* [Instructions to follow]
Only the lines from the top of the listing below to the line that has "97.4, 111.3, 114.6];" should be echoed, with both ends kept and pictures left out.

* [Data provided]
┄┄┄┄┄┄┄┄┄┄┄┄┄┄┄┄┄┄┄┄

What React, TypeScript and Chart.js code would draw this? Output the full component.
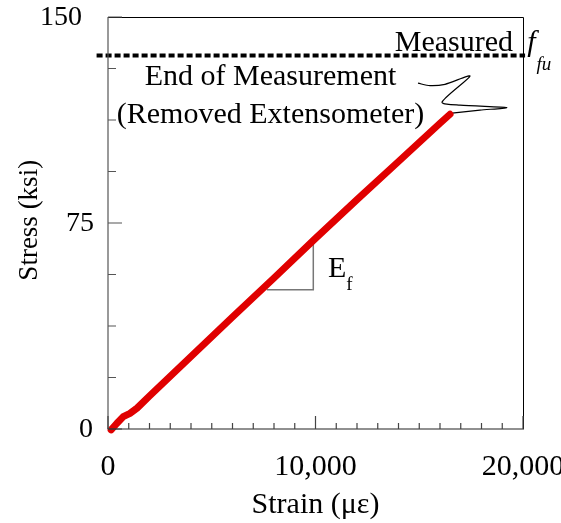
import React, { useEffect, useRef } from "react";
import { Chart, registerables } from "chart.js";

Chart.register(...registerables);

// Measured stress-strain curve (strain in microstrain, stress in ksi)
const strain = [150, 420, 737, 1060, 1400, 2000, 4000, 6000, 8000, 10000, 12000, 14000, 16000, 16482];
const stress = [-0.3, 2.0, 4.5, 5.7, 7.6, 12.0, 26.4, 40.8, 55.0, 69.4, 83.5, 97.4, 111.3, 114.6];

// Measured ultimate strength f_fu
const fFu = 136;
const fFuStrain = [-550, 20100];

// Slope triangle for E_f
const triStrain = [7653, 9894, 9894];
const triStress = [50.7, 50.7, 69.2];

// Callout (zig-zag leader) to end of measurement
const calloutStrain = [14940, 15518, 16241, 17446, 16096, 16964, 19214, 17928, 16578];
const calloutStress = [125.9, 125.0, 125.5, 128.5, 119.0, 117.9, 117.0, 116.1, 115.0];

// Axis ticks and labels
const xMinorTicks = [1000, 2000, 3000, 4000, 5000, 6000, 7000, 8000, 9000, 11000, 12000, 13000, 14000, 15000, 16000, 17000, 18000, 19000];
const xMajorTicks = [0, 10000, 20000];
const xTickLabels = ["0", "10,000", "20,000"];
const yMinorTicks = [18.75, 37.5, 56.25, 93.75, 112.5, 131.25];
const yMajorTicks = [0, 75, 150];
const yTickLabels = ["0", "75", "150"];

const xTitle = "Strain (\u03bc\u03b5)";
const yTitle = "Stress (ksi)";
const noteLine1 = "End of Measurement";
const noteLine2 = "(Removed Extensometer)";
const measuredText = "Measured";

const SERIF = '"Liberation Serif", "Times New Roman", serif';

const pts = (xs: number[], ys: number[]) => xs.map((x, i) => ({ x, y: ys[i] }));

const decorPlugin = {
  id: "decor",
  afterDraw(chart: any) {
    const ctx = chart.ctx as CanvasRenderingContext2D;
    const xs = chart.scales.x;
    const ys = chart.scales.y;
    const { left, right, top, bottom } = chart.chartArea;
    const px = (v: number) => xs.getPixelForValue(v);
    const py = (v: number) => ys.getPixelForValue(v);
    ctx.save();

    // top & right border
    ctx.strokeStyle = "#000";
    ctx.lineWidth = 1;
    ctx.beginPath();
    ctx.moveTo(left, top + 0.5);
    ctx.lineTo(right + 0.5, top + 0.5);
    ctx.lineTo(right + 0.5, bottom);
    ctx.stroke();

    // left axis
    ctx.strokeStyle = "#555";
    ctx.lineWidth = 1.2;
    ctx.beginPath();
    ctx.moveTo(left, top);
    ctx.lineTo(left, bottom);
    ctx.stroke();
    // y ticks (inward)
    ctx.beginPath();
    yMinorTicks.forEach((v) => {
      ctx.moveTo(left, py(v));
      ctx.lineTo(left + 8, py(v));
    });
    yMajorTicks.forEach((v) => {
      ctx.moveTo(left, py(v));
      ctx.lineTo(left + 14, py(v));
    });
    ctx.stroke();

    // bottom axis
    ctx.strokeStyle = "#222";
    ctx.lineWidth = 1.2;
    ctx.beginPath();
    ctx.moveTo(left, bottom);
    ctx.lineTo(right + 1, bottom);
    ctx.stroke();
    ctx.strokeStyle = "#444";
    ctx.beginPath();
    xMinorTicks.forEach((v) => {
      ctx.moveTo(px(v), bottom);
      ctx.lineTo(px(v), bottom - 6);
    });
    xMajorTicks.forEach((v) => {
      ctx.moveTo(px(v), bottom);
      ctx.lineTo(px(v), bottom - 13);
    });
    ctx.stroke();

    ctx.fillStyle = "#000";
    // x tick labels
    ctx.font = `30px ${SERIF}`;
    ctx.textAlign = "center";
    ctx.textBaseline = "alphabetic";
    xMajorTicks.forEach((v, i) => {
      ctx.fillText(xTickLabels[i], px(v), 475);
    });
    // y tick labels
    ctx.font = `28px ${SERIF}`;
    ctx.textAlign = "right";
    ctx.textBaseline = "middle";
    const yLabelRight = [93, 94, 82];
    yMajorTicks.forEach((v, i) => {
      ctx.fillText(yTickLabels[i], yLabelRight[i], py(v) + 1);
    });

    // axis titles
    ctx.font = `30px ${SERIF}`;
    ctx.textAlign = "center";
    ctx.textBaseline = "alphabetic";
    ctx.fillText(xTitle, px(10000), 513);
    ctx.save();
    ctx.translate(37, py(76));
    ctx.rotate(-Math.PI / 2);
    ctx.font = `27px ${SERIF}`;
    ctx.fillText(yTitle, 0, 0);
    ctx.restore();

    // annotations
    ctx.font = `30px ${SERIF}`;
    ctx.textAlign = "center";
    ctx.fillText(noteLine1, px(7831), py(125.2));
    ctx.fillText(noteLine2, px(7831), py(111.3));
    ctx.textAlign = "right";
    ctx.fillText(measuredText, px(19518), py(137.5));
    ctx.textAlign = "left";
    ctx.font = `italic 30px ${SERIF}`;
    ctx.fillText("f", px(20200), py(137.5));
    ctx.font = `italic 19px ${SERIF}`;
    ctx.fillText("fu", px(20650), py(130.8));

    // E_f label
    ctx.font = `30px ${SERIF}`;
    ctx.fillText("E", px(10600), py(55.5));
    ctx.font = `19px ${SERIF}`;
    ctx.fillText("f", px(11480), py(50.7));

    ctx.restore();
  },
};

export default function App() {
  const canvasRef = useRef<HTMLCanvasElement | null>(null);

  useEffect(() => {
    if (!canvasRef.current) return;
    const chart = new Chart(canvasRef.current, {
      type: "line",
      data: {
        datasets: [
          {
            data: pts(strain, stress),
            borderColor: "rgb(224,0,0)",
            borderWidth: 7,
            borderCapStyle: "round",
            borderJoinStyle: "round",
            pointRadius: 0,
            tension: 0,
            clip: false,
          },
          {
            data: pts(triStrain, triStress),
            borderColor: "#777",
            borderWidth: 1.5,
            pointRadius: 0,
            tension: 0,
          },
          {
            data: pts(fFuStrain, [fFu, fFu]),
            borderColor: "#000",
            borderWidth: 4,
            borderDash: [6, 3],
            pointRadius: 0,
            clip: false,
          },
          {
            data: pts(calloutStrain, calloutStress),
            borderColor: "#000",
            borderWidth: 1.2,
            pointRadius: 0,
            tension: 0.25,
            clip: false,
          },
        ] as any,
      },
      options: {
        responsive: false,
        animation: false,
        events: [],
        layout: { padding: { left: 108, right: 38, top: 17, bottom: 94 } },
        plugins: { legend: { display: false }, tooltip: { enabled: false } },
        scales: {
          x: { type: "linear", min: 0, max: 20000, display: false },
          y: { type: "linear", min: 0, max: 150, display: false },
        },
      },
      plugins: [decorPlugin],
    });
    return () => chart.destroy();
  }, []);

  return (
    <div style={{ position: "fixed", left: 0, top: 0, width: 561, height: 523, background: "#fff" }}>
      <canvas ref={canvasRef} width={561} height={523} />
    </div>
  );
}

┄┄┄┄┄┄┄┄┄┄┄┄┄┄┄┄┄┄┄┄

* [Output of the exercise]
What React, TypeScript and Chart.js code would draw this? Output the full component.
import React, { useEffect, useRef } from "react";
import { Chart, registerables } from "chart.js";

Chart.register(...registerables);

// Measured stress-strain curve (strain in microstrain, stress in ksi)
const strain = [150, 420, 737, 1060, 1400, 2000, 4000, 6000, 8000, 10000, 12000, 14000, 16000, 16482];
const stress = [-0.3, 2.0, 4.5, 5.7, 7.6, 12.0, 26.4, 40.8, 55.0, 69.4, 83.5, 97.4, 111.3, 114.6];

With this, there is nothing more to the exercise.